Who fears the wolf of globalisation?
I was discussing this article with Kumiko. We came to the conclusion that the most charitable explanation for its penultimate confusion - exactly who, really, is to be persuaded and of what? has to do with perhaps a shyness in having to talk in a situation controlled by right wing interests: Euractiv, The EU, corporate industries invested in Asia, and German corporate interests - rather, the difficulty in getting them to see their interests aright.
Seeing the article’s argument more clearly, German, Dutch and other European workers and Asian workers should have higher salaries. That would allow Germans in particular to buy more of their own product and export less and allow Asian economies to buy more European exports in addition to their own domestic product.
The key is to dissuade corporate feudalism - the idea that low wages are a corollary to profitable business. The article argues in effect that low wages are only a corollary to enormous profit for a narrow group of elites, poorer workers and not to successful industry and healthy economic balance.
Where Germany, for example, does not let some of its industry go abroad, it should be incorporating more robotics to increase the better output as they might provide and “make-work” if necessary, with better paid “workers”, with more capacity to buy more of their own domestic product.
Euractiv, “Who fears the wolf of globalisation?”, 14 Oct 2016:
Trade unions and companies are more closely aligned against the harmful competition stemming from emerging economies’ low salaries and working conditions than ever before. The EU’s export of jobs is harming itself and the global economy, write Ernest Maragall and Jordi Angusto.
Ernest Maragall is an MEP with the Green/EFA group and Jordi Angusto is an economist.
They are accused of taking our jobs as a result of the low-cost products we buy from them. But the fact is that the EU’s external surplus has now reached an astonishing amount, close to half a trillion euros. This is 20% bigger than the Chinese surplus and both together pose a serious threat to the world economy.
In other words, by restricting our domestic demand through austerity we’re harming both ourselves and our major trading partners.
There is no ‘foreign enemy’ taking our jobs, rather the EU is taking jobs to the rest of the world. Prime examples are countries such as Germany and the Netherlands which are the main contributors to the EU surplus and which today have historically high employment thanks to third country demand, mostly from the US, UK, Canada, Brazil and Australia. And this is most definitely not because Germany and the Netherlands have low salaries.
In fact, companies tend not to invest where salaries are lower but where the difference between product per worker and salary is greater; i.e. where profitability can be greatest. In the case of Germany, the reunification process and the Schröder 2010 plan led to a huge contraction in wages and a notable increase in the product to salary difference.

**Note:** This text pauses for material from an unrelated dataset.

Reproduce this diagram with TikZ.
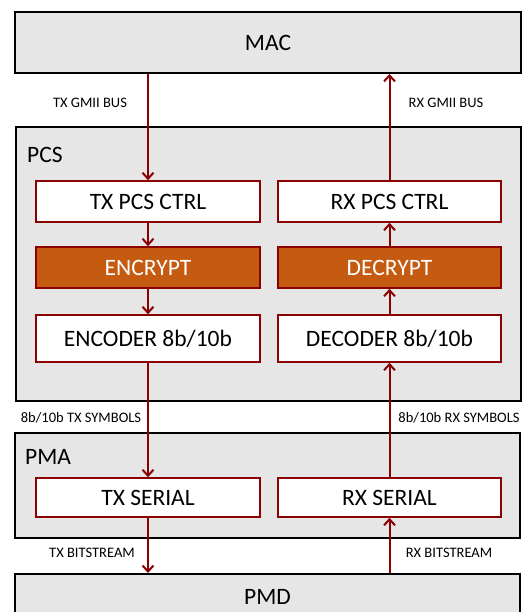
\documentclass[tikz,border=0pt]{standalone}
\usepackage{fontspec}
\setmainfont{Carlito}
\usetikzlibrary{arrows.meta}
\definecolor{dred}{RGB}{139,0,0}
\definecolor{lgray}{RGB}{230,230,230}
\definecolor{orng}{RGB}{197,90,17}
\tikzset{
  layer/.style={draw=black, line width=2pt, fill=lgray, inner sep=0pt, font=\fontsize{23.5}{26}\selectfont},
  blk/.style={draw=dred, line width=1.6pt, fill=white, inner sep=0pt, font=\fontsize{23.5}{26}\selectfont},
  oblk/.style={blk, fill=orng, text=white},
  arr/.style={draw=dred, line width=2pt, -{Straight Barb[length=6pt,width=11pt,line width=2pt]}},
  lbl/.style={font=\fontsize{14.5}{16}\selectfont, inner sep=0pt},
  ttl/.style={font=\fontsize{23.5}{26}\selectfont, inner sep=0pt, anchor=west}
}
\begin{document}
\begin{tikzpicture}[x=1pt,y=-1pt]
\clip (0,0) rectangle (525,612);
\fill[white] (0,0) rectangle (525,612);
% layers
\node[layer, minimum width=506pt, minimum height=61pt] (mac) at (268,42.5) {MAC};
\node[layer, minimum width=505pt, minimum height=274pt] (pcs) at (268.5,264) {};
\node[layer, minimum width=505pt, minimum height=105pt] (pma) at (267.5,485.5) {};
\node[layer, minimum width=505pt, minimum height=46pt] (pmd) at (267.5,597) {PMD};
\node[ttl] (pcst) at (27,155) {PCS};
\node[ttl] (pmat) at (25,457) {PMA};
% TX column
\node[blk, minimum width=224pt, minimum height=41pt] (txctrl) at (148,201.5) {TX PCS CTRL};
\node[oblk, minimum width=224pt, minimum height=41pt] (enc) at (148,267.5) {ENCRYPT};
\node[blk, minimum width=224pt, minimum height=47pt] (encoder) at (148,338.5) {ENCODER 8b/10b};
\node[blk, minimum width=224pt, minimum height=39pt] (txser) at (148,497.5) {TX SERIAL};
% RX column
\node[blk, minimum width=223pt, minimum height=41pt] (rxctrl) at (389.5,201.5) {RX PCS CTRL};
\node[oblk, minimum width=223pt, minimum height=41pt] (dec) at (389.5,267.5) {DECRYPT};
\node[blk, minimum width=223pt, minimum height=47pt] (decoder) at (389.5,338.5) {DECODER 8b/10b};
\node[blk, minimum width=223pt, minimum height=39pt] (rxser) at (389.5,497.5) {RX SERIAL};
% TX arrows
\draw[arr] (txctrl.north |- mac.south) -- (txctrl.north);
\draw[arr] (txctrl) -- (enc);
\draw[arr] (enc) -- (encoder);
\draw[arr] (encoder) -- (txser);
\draw[arr] (txser.south) -- (txser.south |- pmd.north);
% RX arrows
\draw[arr] (rxser.south |- pmd.north) -- (rxser.south);
\draw[arr] (rxser) -- (decoder);
\draw[arr] (decoder) -- (dec);
\draw[arr] (dec) -- (rxctrl);
\draw[arr] (rxctrl.north) -- (rxctrl.north |- mac.south);
% labels
\node[lbl] (l1) at (90,103) {TX GMII BUS};
\node[lbl] (l2) at (446,103) {RX GMII BUS};
\node[lbl] (l3) at (81,418) {8b/10b TX SYMBOLS};
\node[lbl] (l4) at (459,418) {8b/10b RX SYMBOLS};
\node[lbl] (l5) at (92,553) {TX BITSTREAM};
\node[lbl] (l6) at (449,553) {RX BITSTREAM};
\end{tikzpicture}
\end{document}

Some might say they gained in terms of competitiveness, increasing economic activity, jobs and exports. Others, however, would see this not only as ‘beggar-thy-neighbour’, but their own people too, becoming unable to absorb increased production and depending on exports.
Whilst productivity gains can allow profits and wages to increase and support growth; competitiveness gained through wage dumping leads to a substitution effect, with jobs and profits gained here at the expense of jobs and profits lost elsewhere. This, in turn, leads to contraction because of a fall in demand.

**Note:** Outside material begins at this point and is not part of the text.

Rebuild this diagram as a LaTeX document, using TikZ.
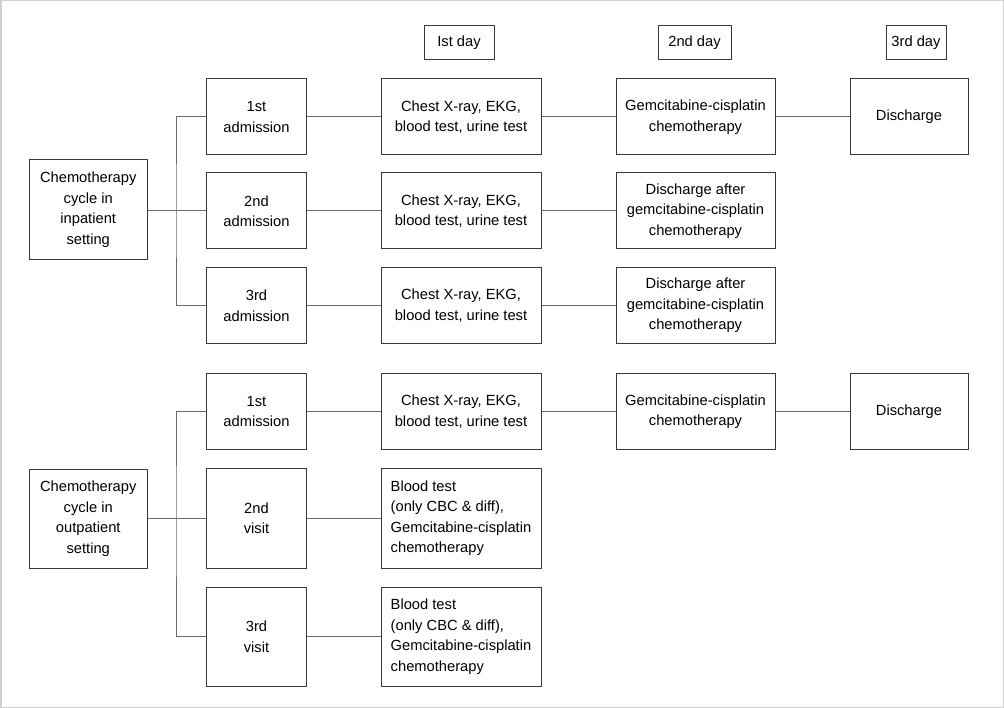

That’s why institutions which could never be accused of being leftwing such as the IMF, the G20 and the OECD, have called upon Germany to increase domestic demand through public investment and salary increases, in order to help boost global growth whilst also contributing towards an improvement in labour conditions in emergent-economies.

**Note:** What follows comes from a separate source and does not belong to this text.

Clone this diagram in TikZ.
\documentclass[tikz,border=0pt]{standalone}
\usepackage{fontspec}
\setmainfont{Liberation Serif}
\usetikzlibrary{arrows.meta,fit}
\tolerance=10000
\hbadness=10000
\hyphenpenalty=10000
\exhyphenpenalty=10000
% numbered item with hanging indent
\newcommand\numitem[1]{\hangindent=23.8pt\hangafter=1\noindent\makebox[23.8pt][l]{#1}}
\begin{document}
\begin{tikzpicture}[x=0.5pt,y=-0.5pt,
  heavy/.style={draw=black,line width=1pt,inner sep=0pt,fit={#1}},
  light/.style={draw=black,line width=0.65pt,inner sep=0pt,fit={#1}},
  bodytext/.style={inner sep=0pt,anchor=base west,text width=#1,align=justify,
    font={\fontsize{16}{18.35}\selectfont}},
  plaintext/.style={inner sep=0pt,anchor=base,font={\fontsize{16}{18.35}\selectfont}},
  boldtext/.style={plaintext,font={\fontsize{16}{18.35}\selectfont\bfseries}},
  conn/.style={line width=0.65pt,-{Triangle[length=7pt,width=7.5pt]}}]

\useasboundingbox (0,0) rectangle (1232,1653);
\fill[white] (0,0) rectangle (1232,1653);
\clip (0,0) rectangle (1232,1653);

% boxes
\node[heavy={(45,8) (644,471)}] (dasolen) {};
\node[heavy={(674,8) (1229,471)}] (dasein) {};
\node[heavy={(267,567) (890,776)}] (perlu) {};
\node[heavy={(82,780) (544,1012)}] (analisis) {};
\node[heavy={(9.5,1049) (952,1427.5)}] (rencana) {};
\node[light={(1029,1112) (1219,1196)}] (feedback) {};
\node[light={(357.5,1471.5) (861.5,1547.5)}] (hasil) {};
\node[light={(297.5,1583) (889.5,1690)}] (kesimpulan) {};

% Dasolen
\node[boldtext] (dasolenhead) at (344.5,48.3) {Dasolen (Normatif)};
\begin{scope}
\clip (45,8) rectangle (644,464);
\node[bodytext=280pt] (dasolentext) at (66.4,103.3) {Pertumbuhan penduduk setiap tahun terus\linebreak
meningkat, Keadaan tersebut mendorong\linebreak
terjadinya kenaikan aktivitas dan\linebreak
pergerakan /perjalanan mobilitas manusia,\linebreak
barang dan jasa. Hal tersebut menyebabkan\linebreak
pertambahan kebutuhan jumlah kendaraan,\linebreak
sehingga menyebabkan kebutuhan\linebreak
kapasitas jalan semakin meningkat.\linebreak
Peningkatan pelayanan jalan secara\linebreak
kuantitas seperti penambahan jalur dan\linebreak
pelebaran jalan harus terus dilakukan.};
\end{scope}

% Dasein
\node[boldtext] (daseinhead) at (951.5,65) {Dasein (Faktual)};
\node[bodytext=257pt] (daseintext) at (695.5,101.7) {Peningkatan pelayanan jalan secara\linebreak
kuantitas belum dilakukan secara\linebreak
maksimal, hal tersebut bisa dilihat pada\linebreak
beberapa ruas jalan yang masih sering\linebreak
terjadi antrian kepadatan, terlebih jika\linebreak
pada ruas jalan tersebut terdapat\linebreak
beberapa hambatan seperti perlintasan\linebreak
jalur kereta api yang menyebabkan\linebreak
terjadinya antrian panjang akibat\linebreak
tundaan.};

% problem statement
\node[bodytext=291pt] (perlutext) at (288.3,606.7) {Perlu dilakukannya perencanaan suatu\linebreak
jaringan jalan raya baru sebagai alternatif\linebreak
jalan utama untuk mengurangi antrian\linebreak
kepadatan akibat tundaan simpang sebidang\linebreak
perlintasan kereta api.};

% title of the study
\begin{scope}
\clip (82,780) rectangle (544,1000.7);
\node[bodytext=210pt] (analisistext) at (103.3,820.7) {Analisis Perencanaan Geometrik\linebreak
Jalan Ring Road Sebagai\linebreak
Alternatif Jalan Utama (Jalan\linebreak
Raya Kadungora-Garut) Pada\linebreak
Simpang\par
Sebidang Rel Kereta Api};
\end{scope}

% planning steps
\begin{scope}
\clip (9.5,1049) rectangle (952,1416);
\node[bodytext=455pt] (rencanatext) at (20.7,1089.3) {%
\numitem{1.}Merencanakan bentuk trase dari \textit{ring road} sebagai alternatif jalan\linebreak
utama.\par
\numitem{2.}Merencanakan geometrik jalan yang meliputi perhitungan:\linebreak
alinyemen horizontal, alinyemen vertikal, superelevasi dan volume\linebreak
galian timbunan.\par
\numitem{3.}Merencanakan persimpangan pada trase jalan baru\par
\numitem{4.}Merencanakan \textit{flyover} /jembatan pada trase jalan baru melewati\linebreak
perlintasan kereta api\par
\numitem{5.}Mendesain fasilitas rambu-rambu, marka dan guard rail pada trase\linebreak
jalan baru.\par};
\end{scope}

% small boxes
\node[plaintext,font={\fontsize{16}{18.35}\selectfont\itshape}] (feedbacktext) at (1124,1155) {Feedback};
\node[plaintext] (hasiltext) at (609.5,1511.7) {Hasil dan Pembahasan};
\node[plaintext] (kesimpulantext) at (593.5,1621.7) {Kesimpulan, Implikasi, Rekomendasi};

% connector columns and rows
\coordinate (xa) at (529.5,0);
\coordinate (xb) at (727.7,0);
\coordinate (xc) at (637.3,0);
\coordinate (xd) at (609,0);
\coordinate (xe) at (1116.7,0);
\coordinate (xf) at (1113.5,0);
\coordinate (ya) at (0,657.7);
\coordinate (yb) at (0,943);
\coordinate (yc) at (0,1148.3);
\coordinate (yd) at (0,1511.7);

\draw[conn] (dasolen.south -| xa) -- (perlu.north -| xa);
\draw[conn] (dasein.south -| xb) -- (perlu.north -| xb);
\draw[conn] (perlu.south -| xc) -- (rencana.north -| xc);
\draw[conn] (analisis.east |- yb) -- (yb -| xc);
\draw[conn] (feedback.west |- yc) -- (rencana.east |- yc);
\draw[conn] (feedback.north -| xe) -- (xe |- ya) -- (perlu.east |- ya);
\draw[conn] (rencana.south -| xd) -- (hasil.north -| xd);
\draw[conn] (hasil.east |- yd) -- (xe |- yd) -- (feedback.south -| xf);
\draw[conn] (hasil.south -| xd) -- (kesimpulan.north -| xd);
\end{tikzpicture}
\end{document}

Or do we think we’ll help them by competing to see who has the lowest salaries?
Globalisation brings many problems and with it comes the need for political action at a global level to heal our planet, eradicate tax havens and avoid the consolidation of a new corporate feudalism; but the fact that millions of people are emerging from poverty in Asia and Africa is not a problem. The critical problem today is much more how to convince those countries in surplus to increase their domestic demand.